▶ **What the exercise asks**
Leave out the pictures and repeat every record exactly.

— begin Data supplied —

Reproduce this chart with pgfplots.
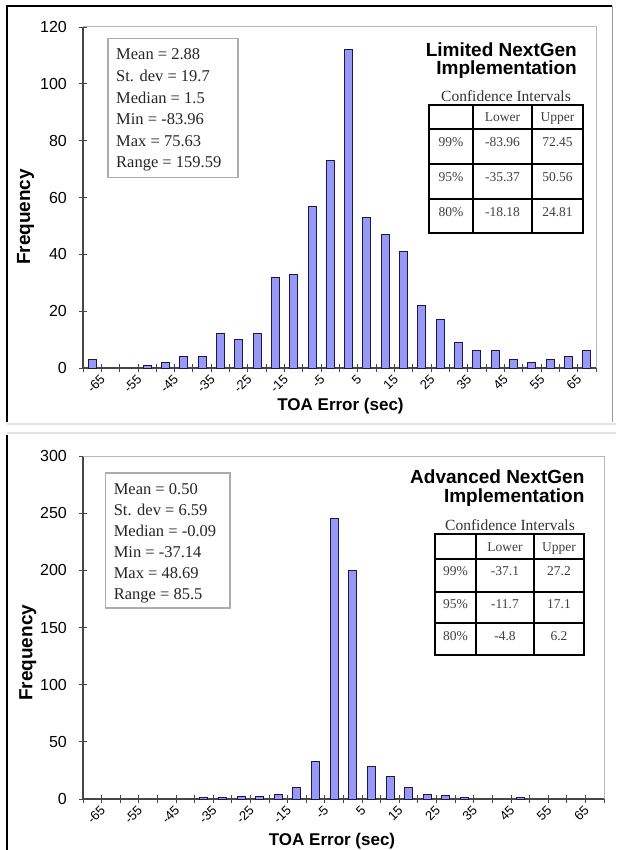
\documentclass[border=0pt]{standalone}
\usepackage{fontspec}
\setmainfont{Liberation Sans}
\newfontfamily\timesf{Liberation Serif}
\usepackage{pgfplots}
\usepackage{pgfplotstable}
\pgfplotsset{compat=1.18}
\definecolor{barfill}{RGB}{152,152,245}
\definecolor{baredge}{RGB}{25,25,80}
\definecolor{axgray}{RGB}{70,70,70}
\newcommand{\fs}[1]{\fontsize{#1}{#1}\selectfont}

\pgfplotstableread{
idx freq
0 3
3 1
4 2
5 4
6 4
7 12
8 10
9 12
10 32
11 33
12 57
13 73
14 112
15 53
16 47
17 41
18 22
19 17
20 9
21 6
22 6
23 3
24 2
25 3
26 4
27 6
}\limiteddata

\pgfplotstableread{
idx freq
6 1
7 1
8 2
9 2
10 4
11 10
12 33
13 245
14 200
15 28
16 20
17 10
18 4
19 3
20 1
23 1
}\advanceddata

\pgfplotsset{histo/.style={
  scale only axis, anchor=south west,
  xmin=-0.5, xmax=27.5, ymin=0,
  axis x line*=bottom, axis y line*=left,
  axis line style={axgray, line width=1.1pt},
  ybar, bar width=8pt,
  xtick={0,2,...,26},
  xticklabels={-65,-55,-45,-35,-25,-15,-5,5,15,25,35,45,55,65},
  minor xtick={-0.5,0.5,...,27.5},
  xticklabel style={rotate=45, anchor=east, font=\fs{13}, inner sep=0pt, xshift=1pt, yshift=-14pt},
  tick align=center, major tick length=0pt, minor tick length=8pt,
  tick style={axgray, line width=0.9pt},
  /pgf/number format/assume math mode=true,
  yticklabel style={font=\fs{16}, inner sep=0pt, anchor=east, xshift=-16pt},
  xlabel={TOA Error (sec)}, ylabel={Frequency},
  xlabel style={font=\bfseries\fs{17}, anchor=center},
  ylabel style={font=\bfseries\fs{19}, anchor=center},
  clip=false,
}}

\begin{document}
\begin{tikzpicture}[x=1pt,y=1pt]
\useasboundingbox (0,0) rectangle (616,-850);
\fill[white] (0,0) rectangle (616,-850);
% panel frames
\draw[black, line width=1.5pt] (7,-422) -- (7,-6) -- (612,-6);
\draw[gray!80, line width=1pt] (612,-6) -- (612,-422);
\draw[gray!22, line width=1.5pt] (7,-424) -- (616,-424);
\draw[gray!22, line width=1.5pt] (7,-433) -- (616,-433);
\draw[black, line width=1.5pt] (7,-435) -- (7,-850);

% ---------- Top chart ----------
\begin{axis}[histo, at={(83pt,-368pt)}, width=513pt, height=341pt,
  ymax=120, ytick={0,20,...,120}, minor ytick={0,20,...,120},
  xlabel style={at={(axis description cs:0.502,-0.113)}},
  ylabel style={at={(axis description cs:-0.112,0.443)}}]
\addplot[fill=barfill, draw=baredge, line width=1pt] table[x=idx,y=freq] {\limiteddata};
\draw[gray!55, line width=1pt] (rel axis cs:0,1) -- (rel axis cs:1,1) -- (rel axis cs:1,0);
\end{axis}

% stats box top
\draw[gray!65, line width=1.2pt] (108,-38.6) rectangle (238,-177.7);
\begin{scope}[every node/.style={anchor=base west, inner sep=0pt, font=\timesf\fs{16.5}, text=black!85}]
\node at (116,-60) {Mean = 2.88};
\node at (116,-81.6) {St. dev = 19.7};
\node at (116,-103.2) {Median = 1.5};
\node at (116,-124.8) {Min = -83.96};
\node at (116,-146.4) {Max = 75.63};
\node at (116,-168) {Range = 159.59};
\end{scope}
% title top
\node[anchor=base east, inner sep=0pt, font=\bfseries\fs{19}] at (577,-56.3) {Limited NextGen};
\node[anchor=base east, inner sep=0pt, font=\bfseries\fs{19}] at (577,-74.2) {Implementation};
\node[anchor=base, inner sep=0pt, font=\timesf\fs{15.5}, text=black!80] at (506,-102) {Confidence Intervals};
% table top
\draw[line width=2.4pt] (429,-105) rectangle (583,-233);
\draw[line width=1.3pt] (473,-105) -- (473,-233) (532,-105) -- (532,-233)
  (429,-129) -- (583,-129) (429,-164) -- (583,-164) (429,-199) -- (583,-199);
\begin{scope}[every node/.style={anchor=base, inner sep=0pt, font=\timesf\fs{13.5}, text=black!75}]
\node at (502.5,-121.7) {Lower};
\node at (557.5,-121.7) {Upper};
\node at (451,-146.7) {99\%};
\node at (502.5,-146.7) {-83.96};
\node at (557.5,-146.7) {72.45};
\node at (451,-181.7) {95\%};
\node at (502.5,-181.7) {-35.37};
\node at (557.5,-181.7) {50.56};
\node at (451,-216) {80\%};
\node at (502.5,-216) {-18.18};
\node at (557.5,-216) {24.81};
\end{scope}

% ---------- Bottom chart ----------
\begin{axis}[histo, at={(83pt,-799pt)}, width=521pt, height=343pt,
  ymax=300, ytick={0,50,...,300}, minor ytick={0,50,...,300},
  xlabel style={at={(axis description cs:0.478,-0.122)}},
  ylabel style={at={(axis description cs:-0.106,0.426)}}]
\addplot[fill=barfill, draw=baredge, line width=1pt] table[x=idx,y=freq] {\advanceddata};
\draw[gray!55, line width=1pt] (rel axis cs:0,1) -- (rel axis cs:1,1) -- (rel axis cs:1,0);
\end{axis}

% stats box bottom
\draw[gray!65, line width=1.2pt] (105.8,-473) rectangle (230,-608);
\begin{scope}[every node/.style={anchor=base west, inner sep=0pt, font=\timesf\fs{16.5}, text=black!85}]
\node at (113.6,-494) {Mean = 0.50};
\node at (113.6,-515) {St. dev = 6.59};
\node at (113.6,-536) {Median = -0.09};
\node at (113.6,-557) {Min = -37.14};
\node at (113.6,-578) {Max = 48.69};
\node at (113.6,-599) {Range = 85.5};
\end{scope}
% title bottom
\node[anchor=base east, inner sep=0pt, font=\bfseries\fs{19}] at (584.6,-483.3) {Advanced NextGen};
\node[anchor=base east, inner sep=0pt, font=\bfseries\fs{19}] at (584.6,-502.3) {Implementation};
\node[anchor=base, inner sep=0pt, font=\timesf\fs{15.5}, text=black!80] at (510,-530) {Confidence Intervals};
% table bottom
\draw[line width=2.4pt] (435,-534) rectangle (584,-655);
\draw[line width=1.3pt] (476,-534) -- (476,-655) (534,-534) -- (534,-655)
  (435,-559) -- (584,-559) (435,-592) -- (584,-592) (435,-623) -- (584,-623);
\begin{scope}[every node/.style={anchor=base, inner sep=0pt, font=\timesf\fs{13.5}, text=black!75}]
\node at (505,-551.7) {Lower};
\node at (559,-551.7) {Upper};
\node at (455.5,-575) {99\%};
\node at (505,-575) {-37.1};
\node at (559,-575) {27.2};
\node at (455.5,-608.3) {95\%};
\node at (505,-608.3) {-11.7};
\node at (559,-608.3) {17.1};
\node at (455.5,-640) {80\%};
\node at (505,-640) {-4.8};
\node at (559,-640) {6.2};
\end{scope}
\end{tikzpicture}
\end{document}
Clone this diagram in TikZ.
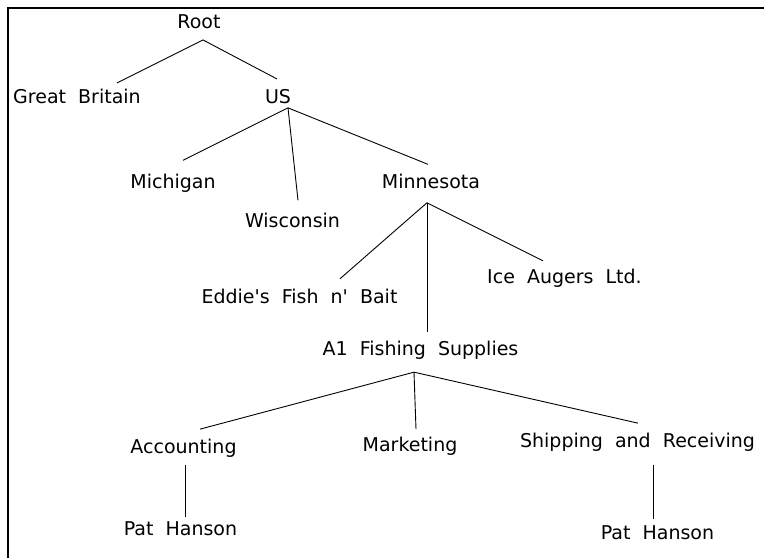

— end Data supplied —

▶ **In response**
Reproduce this chart with pgfplots.
\documentclass[border=0pt]{standalone}
\usepackage{fontspec}
\setmainfont{Liberation Sans}
\newfontfamily\timesf{Liberation Serif}
\usepackage{pgfplots}
\usepackage{pgfplotstable}
\pgfplotsset{compat=1.18}
\definecolor{barfill}{RGB}{152,152,245}
\definecolor{baredge}{RGB}{25,25,80}
\definecolor{axgray}{RGB}{70,70,70}
\newcommand{\fs}[1]{\fontsize{#1}{#1}\selectfont}

\pgfplotstableread{
idx freq
0 3
3 1
4 2
5 4
6 4
7 12
8 10
9 12
10 32
11 33
12 57
13 73
14 112
15 53
16 47
17 41
18 22
19 17
20 9
21 6
22 6
23 3
24 2
25 3
26 4
27 6
}\limiteddata

\pgfplotstableread{
idx freq
6 1
7 1
8 2
9 2
10 4
11 10
12 33
13 245
14 200
15 28
16 20
17 10
18 4
19 3
20 1
23 1
}\advanceddata

\pgfplotsset{histo/.style={
  scale only axis, anchor=south west,
  xmin=-0.5, xmax=27.5, ymin=0,
  axis x line*=bottom, axis y line*=left,
  axis line style={axgray, line width=1.1pt},
  ybar, bar width=8pt,
  xtick={0,2,...,26},
  xticklabels={-65,-55,-45,-35,-25,-15,-5,5,15,25,35,45,55,65},
  minor xtick={-0.5,0.5,...,27.5},
  xticklabel style={rotate=45, anchor=east, font=\fs{13}, inner sep=0pt, xshift=1pt, yshift=-14pt},
  tick align=center, major tick length=0pt, minor tick length=8pt,
  tick style={axgray, line width=0.9pt},
  /pgf/number format/assume math mode=true,
  yticklabel style={font=\fs{16}, inner sep=0pt, anchor=east, xshift=-16pt},
  xlabel={TOA Error (sec)}, ylabel={Frequency},
  xlabel style={font=\bfseries\fs{17}, anchor=center},
  ylabel style={font=\bfseries\fs{19}, anchor=center},
  clip=false,
}}

\begin{document}
\begin{tikzpicture}[x=1pt,y=1pt]
\useasboundingbox (0,0) rectangle (616,-850);
\fill[white] (0,0) rectangle (616,-850);
% panel frames
\draw[black, line width=1.5pt] (7,-422) -- (7,-6) -- (612,-6);
\draw[gray!80, line width=1pt] (612,-6) -- (612,-422);
\draw[gray!22, line width=1.5pt] (7,-424) -- (616,-424);
\draw[gray!22, line width=1.5pt] (7,-433) -- (616,-433);
\draw[black, line width=1.5pt] (7,-435) -- (7,-850);

% ---------- Top chart ----------
\begin{axis}[histo, at={(83pt,-368pt)}, width=513pt, height=341pt,
  ymax=120, ytick={0,20,...,120}, minor ytick={0,20,...,120},
  xlabel style={at={(axis description cs:0.502,-0.113)}},
  ylabel style={at={(axis description cs:-0.112,0.443)}}]
\addplot[fill=barfill, draw=baredge, line width=1pt] table[x=idx,y=freq] {\limiteddata};
\draw[gray!55, line width=1pt] (rel axis cs:0,1) -- (rel axis cs:1,1) -- (rel axis cs:1,0);
\end{axis}

% stats box top
\draw[gray!65, line width=1.2pt] (108,-38.6) rectangle (238,-177.7);
\begin{scope}[every node/.style={anchor=base west, inner sep=0pt, font=\timesf\fs{16.5}, text=black!85}]
\node at (116,-60) {Mean = 2.88};
\node at (116,-81.6) {St. dev = 19.7};
\node at (116,-103.2) {Median = 1.5};
\node at (116,-124.8) {Min = -83.96};
\node at (116,-146.4) {Max = 75.63};
\node at (116,-168) {Range = 159.59};
\end{scope}
% title top
\node[anchor=base east, inner sep=0pt, font=\bfseries\fs{19}] at (577,-56.3) {Limited NextGen};
\node[anchor=base east, inner sep=0pt, font=\bfseries\fs{19}] at (577,-74.2) {Implementation};
\node[anchor=base, inner sep=0pt, font=\timesf\fs{15.5}, text=black!80] at (506,-102) {Confidence Intervals};
% table top
\draw[line width=2.4pt] (429,-105) rectangle (583,-233);
\draw[line width=1.3pt] (473,-105) -- (473,-233) (532,-105) -- (532,-233)
  (429,-129) -- (583,-129) (429,-164) -- (583,-164) (429,-199) -- (583,-199);
\begin{scope}[every node/.style={anchor=base, inner sep=0pt, font=\timesf\fs{13.5}, text=black!75}]
\node at (502.5,-121.7) {Lower};
\node at (557.5,-121.7) {Upper};
\node at (451,-146.7) {99\%};
\node at (502.5,-146.7) {-83.96};
\node at (557.5,-146.7) {72.45};
\node at (451,-181.7) {95\%};
\node at (502.5,-181.7) {-35.37};
\node at (557.5,-181.7) {50.56};
\node at (451,-216) {80\%};
\node at (502.5,-216) {-18.18};
\node at (557.5,-216) {24.81};
\end{scope}

% ---------- Bottom chart ----------
\begin{axis}[histo, at={(83pt,-799pt)}, width=521pt, height=343pt,
  ymax=300, ytick={0,50,...,300}, minor ytick={0,50,...,300},
  xlabel style={at={(axis description cs:0.478,-0.122)}},
  ylabel style={at={(axis description cs:-0.106,0.426)}}]
\addplot[fill=barfill, draw=baredge, line width=1pt] table[x=idx,y=freq] {\advanceddata};
\draw[gray!55, line width=1pt] (rel axis cs:0,1) -- (rel axis cs:1,1) -- (rel axis cs:1,0);
\end{axis}

% stats box bottom
\draw[gray!65, line width=1.2pt] (105.8,-473) rectangle (230,-608);
\begin{scope}[every node/.style={anchor=base west, inner sep=0pt, font=\timesf\fs{16.5}, text=black!85}]
\node at (113.6,-494) {Mean = 0.50};
\node at (113.6,-515) {St. dev = 6.59};
\node at (113.6,-536) {Median = -0.09};
\node at (113.6,-557) {Min = -37.14};
\node at (113.6,-578) {Max = 48.69};
\node at (113.6,-599) {Range = 85.5};
\end{scope}
% title bottom
\node[anchor=base east, inner sep=0pt, font=\bfseries\fs{19}] at (584.6,-483.3) {Advanced NextGen};
\node[anchor=base east, inner sep=0pt, font=\bfseries\fs{19}] at (584.6,-502.3) {Implementation};
\node[anchor=base, inner sep=0pt, font=\timesf\fs{15.5}, text=black!80] at (510,-530) {Confidence Intervals};
% table bottom
\draw[line width=2.4pt] (435,-534) rectangle (584,-655);
\draw[line width=1.3pt] (476,-534) -- (476,-655) (534,-534) -- (534,-655)
  (435,-559) -- (584,-559) (435,-592) -- (584,-592) (435,-623) -- (584,-623);
\begin{scope}[every node/.style={anchor=base, inner sep=0pt, font=\timesf\fs{13.5}, text=black!75}]
\node at (505,-551.7) {Lower};
\node at (559,-551.7) {Upper};
\node at (455.5,-575) {99\%};
\node at (505,-575) {-37.1};
\node at (559,-575) {27.2};
\node at (455.5,-608.3) {95\%};
\node at (505,-608.3) {-11.7};
\node at (559,-608.3) {17.1};
\node at (455.5,-640) {80\%};
\node at (505,-640) {-4.8};
\node at (559,-640) {6.2};
\end{scope}
\end{tikzpicture}
\end{document}
Clone this diagram in TikZ.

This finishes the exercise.